Instruction = Write out the entire listing below exactly, with the pictures left out.

— begin Recorded information —

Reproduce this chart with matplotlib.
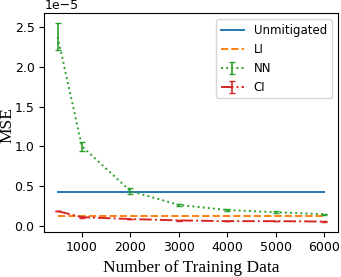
import numpy as np
import matplotlib
matplotlib.use('Agg')
import matplotlib.pyplot as plt

n_train = [500, 1000, 2000, 3000, 4000, 5000, 6000]
unmitigated = [4.2e-6] * 7
li = [1.18e-6] * 7
nn = [23.8e-6, 10.0e-6, 4.35e-6, 2.6e-6, 1.95e-6, 1.68e-6, 1.42e-6]
nn_err = [1.7e-6, 0.55e-6, 0.4e-6, 0.15e-6, 0.12e-6, 0.1e-6, 0.08e-6]
ci = [1.82e-6, 1.05e-6, 0.82e-6, 0.64e-6, 0.55e-6, 0.55e-6, 0.5e-6]
ci_err = [0.05e-6, 0.04e-6, 0.03e-6, 0.03e-6, 0.03e-6, 0.03e-6, 0.03e-6]

fig = plt.figure(figsize=(3.41, 2.77), dpi=100)
ax = fig.add_axes([0.130, 0.1635, 0.860, 0.788])

ax.plot(n_train, unmitigated, color='tab:blue', lw=1.4, label='Unmitigated')
ax.plot(n_train, li, color='tab:orange', ls='--', lw=1.4, label='LI')
ax.errorbar(n_train, nn, yerr=nn_err, color='tab:green', ls=':', lw=1.4,
            capsize=2, elinewidth=1.2, label='NN')
ax.errorbar(n_train, ci, yerr=ci_err, color='tab:red', ls='-.', lw=1.4,
            capsize=2, elinewidth=1.2, label='CI')

ax.set_xticks([1000, 2000, 3000, 4000, 5000, 6000])
ax.set_yticks(np.arange(0, 2.6e-5, 0.5e-5))
ax.tick_params(labelsize=9)
ax.yaxis.get_offset_text().set_fontsize(9)

ax.set_xlabel('Number of Training Data', family='Liberation Serif', fontsize=12.5)
ax.set_ylabel('MSE', family='Liberation Serif', fontsize=12.5)
ax.yaxis.set_label_coords(-0.098, 0.49)
ax.legend(loc='upper right', fontsize=8.5)

fig.savefig('out.png', dpi=100)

— end Recorded information —

Final answer =
Reproduce this chart with matplotlib.
import numpy as np
import matplotlib
matplotlib.use('Agg')
import matplotlib.pyplot as plt

n_train = [500, 1000, 2000, 3000, 4000, 5000, 6000]
unmitigated = [4.2e-6] * 7
li = [1.18e-6] * 7
nn = [23.8e-6, 10.0e-6, 4.35e-6, 2.6e-6, 1.95e-6, 1.68e-6, 1.42e-6]
nn_err = [1.7e-6, 0.55e-6, 0.4e-6, 0.15e-6, 0.12e-6, 0.1e-6, 0.08e-6]
ci = [1.82e-6, 1.05e-6, 0.82e-6, 0.64e-6, 0.55e-6, 0.55e-6, 0.5e-6]
ci_err = [0.05e-6, 0.04e-6, 0.03e-6, 0.03e-6, 0.03e-6, 0.03e-6, 0.03e-6]

fig = plt.figure(figsize=(3.41, 2.77), dpi=100)
ax = fig.add_axes([0.130, 0.1635, 0.860, 0.788])

ax.plot(n_train, unmitigated, color='tab:blue', lw=1.4, label='Unmitigated')
ax.plot(n_train, li, color='tab:orange', ls='--', lw=1.4, label='LI')
ax.errorbar(n_train, nn, yerr=nn_err, color='tab:green', ls=':', lw=1.4,
            capsize=2, elinewidth=1.2, label='NN')
ax.errorbar(n_train, ci, yerr=ci_err, color='tab:red', ls='-.', lw=1.4,
            capsize=2, elinewidth=1.2, label='CI')

ax.set_xticks([1000, 2000, 3000, 4000, 5000, 6000])
ax.set_yticks(np.arange(0, 2.6e-5, 0.5e-5))
ax.tick_params(labelsize=9)
ax.yaxis.get_offset_text().set_fontsize(9)

ax.set_xlabel('Number of Training Data', family='Liberation Serif', fontsize=12.5)
ax.set_ylabel('MSE', family='Liberation Serif', fontsize=12.5)
ax.yaxis.set_label_coords(-0.098, 0.49)
ax.legend(loc='upper right', fontsize=8.5)

fig.savefig('out.png', dpi=100)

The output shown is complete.